US LNG exports flat week on week
The US federal government reported May 13 that 21 LNG tankers had left port in the week to May 12, virtually flat on the 22 in the week before. Total natural gas production inched higher.
The Energy Information Administration reported that of the 21 tankers, seven left the Sabine Pass terminal in Louisiana; four each left the Corpus Christi and Freeport facilities; three left from Cameron; two from Cove Point and one from Elba Island off the coast of Georgia.
Those 21 vessels left with a combined 74bn ft3 of LNG. There were 22 vessels filled with LNG that left US ports during the previous period ending May 5.
In a recent monthly report, EIA said the lack of new export capacity means there will be no change in US LNG exports next year, forecasting an average of 9.2bn ft3/d both this year and next.

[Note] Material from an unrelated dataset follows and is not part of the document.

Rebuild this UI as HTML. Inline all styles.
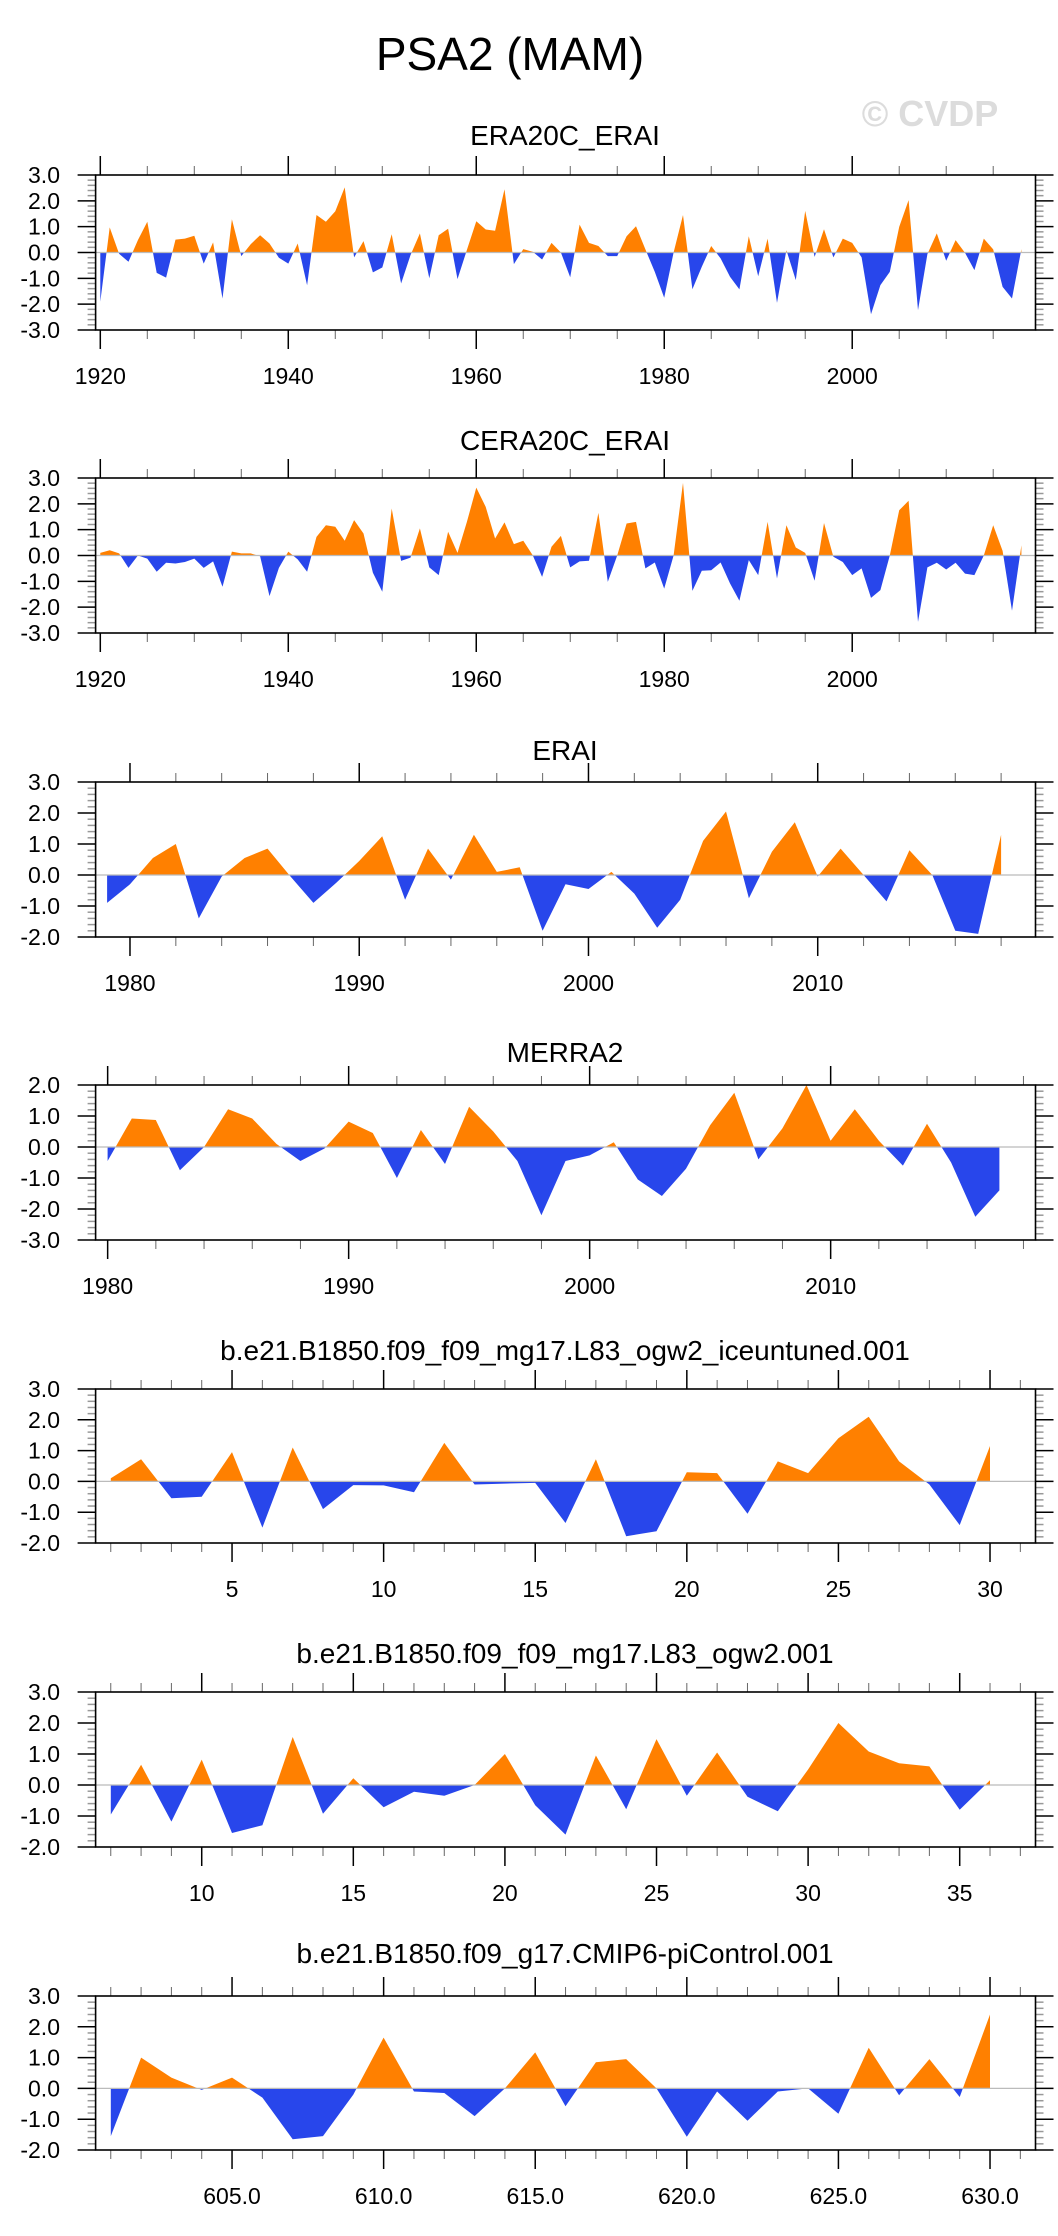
<!DOCTYPE html>
<html><head><meta charset="utf-8"><style>
html,body{margin:0;padding:0;background:#fff;}
svg{display:block;font-family:"Liberation Sans",sans-serif;}
</style></head>
<body>
<svg id="fig" width="1058" height="2236" viewBox="0 0 1058 2236" xmlns="http://www.w3.org/2000/svg">
<rect width="1058" height="2236" fill="#fff"/>
<text x="510" y="70" font-size="46" text-anchor="middle">PSA2 (MAM)</text>
<text x="930" y="126" font-size="36" font-weight="bold" fill="#dcdcdc" text-anchor="middle">© CVDP</text>
</svg>
<script>
const era20cYears=[1920,2018];
const era20cVals=[-1.9,0.97,-0.05,-0.36,0.48,1.19,-0.79,-0.97,0.5,0.54,0.65,-0.43,0.39,-1.78,1.29,-0.14,0.32,0.67,0.35,-0.2,-0.43,0.35,-1.27,1.45,1.19,1.6,2.52,-0.19,0.44,-0.77,-0.58,0.71,-1.2,-0.1,0.74,-1.0,0.67,0.92,-1.03,0.1,1.21,0.89,0.84,2.45,-0.45,0.13,0.03,-0.27,0.37,0.0,-0.96,1.08,0.37,0.25,-0.14,-0.14,0.63,1.02,0.12,-0.75,-1.75,0.0,1.45,-1.42,-0.55,0.25,-0.23,-0.94,-1.43,0.63,-0.92,0.54,-1.95,0.09,-1.07,1.61,-0.17,0.9,-0.19,0.54,0.37,-0.19,-2.39,-1.26,-0.75,0.99,2.03,-2.23,-0.06,0.74,-0.32,0.48,-0.01,-0.68,0.54,0.12,-1.33,-1.78,0.13];
const cera20cVals=[0.1,0.2,0.08,-0.48,0.0,-0.12,-0.63,-0.28,-0.31,-0.25,-0.12,-0.48,-0.23,-1.21,0.15,0.08,0.08,-0.03,-1.57,-0.48,0.15,-0.15,-0.63,0.72,1.17,1.11,0.57,1.37,0.85,-0.67,-1.4,1.82,-0.21,-0.08,1.05,-0.46,-0.76,0.92,0.1,1.3,2.63,1.88,0.66,1.28,0.44,0.57,0.01,-0.83,0.34,0.76,-0.46,-0.23,-0.2,1.65,-1.02,0.0,1.24,1.3,-0.5,-0.27,-1.28,0.0,2.81,-1.37,-0.59,-0.57,-0.27,-1.08,-1.75,-0.18,-0.76,1.3,-0.89,1.17,0.31,0.1,-0.98,1.26,-0.05,-0.25,-0.76,-0.5,-1.64,-1.34,0.0,1.75,2.12,-2.57,-0.46,-0.28,-0.54,-0.28,-0.7,-0.76,0.0,1.17,0.18,-2.14,0.4];
const eraiVals=[-0.9,-0.3,0.55,1.0,-1.4,-0.05,0.55,0.85,-0.05,-0.9,-0.25,0.45,1.25,-0.8,0.85,-0.15,1.3,0.1,0.25,-1.8,-0.3,-0.45,0.1,-0.6,-1.7,-0.8,1.1,2.05,-0.75,0.75,1.7,-0.05,0.85,0.0,-0.85,0.8,0.0,-1.8,-1.9,1.3];
const merraVals=[-0.45,0.92,0.87,-0.75,0.0,1.22,0.92,0.1,-0.45,-0.05,0.82,0.45,-1.0,0.55,-0.55,1.3,0.5,-0.45,-2.2,-0.45,-0.27,0.15,-1.05,-1.58,-0.7,0.7,1.75,-0.4,0.6,2.0,0.2,1.22,0.2,-0.6,0.75,-0.5,-2.25,-1.4];
const iceVals=[0.1,0.72,-0.55,-0.5,0.95,-1.5,1.1,-0.9,-0.12,-0.13,-0.35,1.25,-0.1,-0.07,-0.05,-1.35,0.72,-1.78,-1.62,0.3,0.27,-1.05,0.65,0.27,1.4,2.1,0.65,-0.1,-1.42,1.15];
const ogwVals=[-0.95,0.65,-1.18,0.82,-1.55,-1.3,1.55,-0.93,0.22,-0.72,-0.22,-0.35,0.0,1.0,-0.65,-1.6,0.95,-0.78,1.48,-0.35,1.05,-0.38,-0.85,0.5,2.0,1.08,0.7,0.6,-0.8,0.15];
const piVals=[-1.55,1.0,0.35,-0.05,0.35,-0.3,-1.65,-1.55,-0.2,1.65,-0.1,-0.15,-0.9,0.0,1.17,-0.58,0.85,0.95,0.0,-1.57,-0.1,-1.05,-0.1,0.0,-0.82,1.32,-0.22,0.95,-0.28,2.4];
const panelTitles=["ERA20C_ERAI","CERA20C_ERAI","ERAI","MERRA2","b.e21.B1850.f09_f09_mg17.L83_ogw2_iceuntuned.001","b.e21.B1850.f09_f09_mg17.L83_ogw2.001","b.e21.B1850.f09_g17.CMIP6-piControl.001"];

const NS="http://www.w3.org/2000/svg";
const svg=document.getElementById('fig');
function mk(tag,attrs,parent){const e=document.createElementNS(NS,tag);for(const k in attrs)e.setAttribute(k,attrs[k]);(parent||svg).appendChild(e);return e;}

const panels=[
 {vals:era20cVals,x0:1920,xmin:1919.5,xmax:2019.5,ymin:-3,ymax:3,top:175,bot:330,title:135,major:[1920,1940,1960,1980,2000],minorStep:5,minorStart:1920,minorEnd:2015,fmt:v=>String(v)},
 {vals:cera20cVals,x0:1920,xmin:1919.5,xmax:2019.5,ymin:-3,ymax:3,top:478,bot:633,title:440,major:[1920,1940,1960,1980,2000],minorStep:5,minorStart:1920,minorEnd:2015,fmt:v=>String(v)},
 {vals:eraiVals,x0:1979,xmin:1978.5,xmax:2019.5,ymin:-2,ymax:3,top:782,bot:937,title:750,major:[1980,1990,2000,2010],minorStep:2,minorStart:1980,minorEnd:2018,fmt:v=>String(v)},
 {vals:merraVals,x0:1980,xmin:1979.5,xmax:2018.5,ymin:-3,ymax:2,top:1085,bot:1240,title:1052,major:[1980,1990,2000,2010],minorStep:2,minorStart:1980,minorEnd:2018,fmt:v=>String(v)},
 {vals:iceVals,x0:1,xmin:0.5,xmax:31.5,ymin:-2,ymax:3,top:1389,bot:1543,title:1350,major:[5,10,15,20,25,30],minorStep:1,minorStart:1,minorEnd:31,fmt:v=>String(v)},
 {vals:ogwVals,x0:7,xmin:6.5,xmax:37.5,ymin:-2,ymax:3,top:1692,bot:1847,title:1653,major:[10,15,20,25,30,35],minorStep:1,minorStart:7,minorEnd:37,fmt:v=>String(v)},
 {vals:piVals,x0:601,xmin:600.5,xmax:631.5,ymin:-2,ymax:3,top:1996,bot:2150,title:1953,major:[605,610,615,620,625,630],minorStep:1,minorStart:601,minorEnd:631,fmt:v=>v.toFixed(1)}
];
const L=95.6,R=1035.5;

panels.forEach((p,pi)=>{
  const g=mk('g',{});
  
  
  const xs=v=>L+(v-p.xmin)/(p.xmax-p.xmin)*(R-L);
  const ys=v=>p.bot-(v-p.ymin)/(p.ymax-p.ymin)*(p.bot-p.top);
  const t=mk('text',{x:565,y:p.title+10,'font-size':28,'text-anchor':'middle'},g);
  
  
  t.textContent=panelTitles[pi];
  // fill
  const z=ys(0);
  const cid='c'+pi;
  const defs=mk('defs',{},g);
  const cpA=mk('clipPath',{id:cid+'a'},defs);mk('rect',{x:L,y:p.top,width:R-L,height:z-p.top},cpA);
  const cpB=mk('clipPath',{id:cid+'b'},defs);mk('rect',{x:L,y:z,width:R-L,height:p.bot-z},cpB);
  let pts=[[xs(p.x0),z]];
  p.vals.forEach((v,i)=>pts.push([xs(p.x0+i),ys(v)]));
  pts.push([xs(p.x0+p.vals.length-1),z]);
  const ps=pts.map(q=>q[0].toFixed(1)+','+q[1].toFixed(1)).join(' ');
  const pos=mk('polygon',{points:ps,fill:'#ff8000','clip-path':'url(#'+cid+'a)'},g);
  
  
  const neg=mk('polygon',{points:ps,fill:'#2846eb','clip-path':'url(#'+cid+'b)'},g);
  
  
  const zl=mk('line',{x1:L,x2:R,y1:z,y2:z,stroke:'#bbb','stroke-width':1.2},g);
  
  
  // y ticks
  for(let v=p.ymin;v<=p.ymax+1e-9;v+=0.2){
    const y=ys(v);const maj=Math.abs(v-Math.round(v))<1e-6;
    const len=maj?18:8;const col=maj?'#000':'#999';
    mk('line',{x1:L-len,x2:L,y1:y,y2:y,stroke:col,'stroke-width':maj?1.5:1.5},g);
    mk('line',{x1:R,x2:R+len,y1:y,y2:y,stroke:col,'stroke-width':1.5},g);
    if(maj){
      const tl=mk('text',{x:60,y:y+8,'font-size':23,'text-anchor':'end'},g);
      
      
      tl.textContent=Math.round(v).toFixed(1);
    }
  }
  // x ticks
  for(let v=p.minorStart;v<=p.minorEnd+1e-9;v+=p.minorStep){
    if(p.major.includes(v))continue;
    const x=xs(v);
    mk('line',{x1:x,x2:x,y1:p.bot,y2:p.bot+9,stroke:'#666','stroke-width':1},g);
    mk('line',{x1:x,x2:x,y1:p.top-9,y2:p.top,stroke:'#666','stroke-width':1},g);
  }
  p.major.forEach(v=>{
    const x=xs(v);
    mk('line',{x1:x,x2:x,y1:p.bot,y2:p.bot+19,stroke:'#000','stroke-width':1.5},g);
    mk('line',{x1:x,x2:x,y1:p.top-19,y2:p.top,stroke:'#000','stroke-width':1.5},g);
    const xl=mk('text',{x:x,y:p.bot+54,'font-size':23,'text-anchor':'middle'},g);
    
    
    xl.textContent=p.fmt(v);
  });
  const box=mk('rect',{x:L,y:p.top,width:R-L,height:p.bot-p.top,fill:'none',stroke:'#000','stroke-width':1.6},g);
  
  
});
</script>
</body></html>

Total US natural gas production is expected to average 91.1bn ft3/d this year, a 0.3% decline from last year, but increase to 93.1bn ft3/d in 2021. The decline for this year is largely a result of the impact that cold February weather had on production centres in Texas. The expected increase in production next year is a reflection of higher commodity prices relative to 2020.
For the period ending May 12, the EIA, using data from IHS Markit, reported natural gas production averaged 91.8bn ft3/d, a 3.6% increase from the same period last year and a 0.2% increase from last week.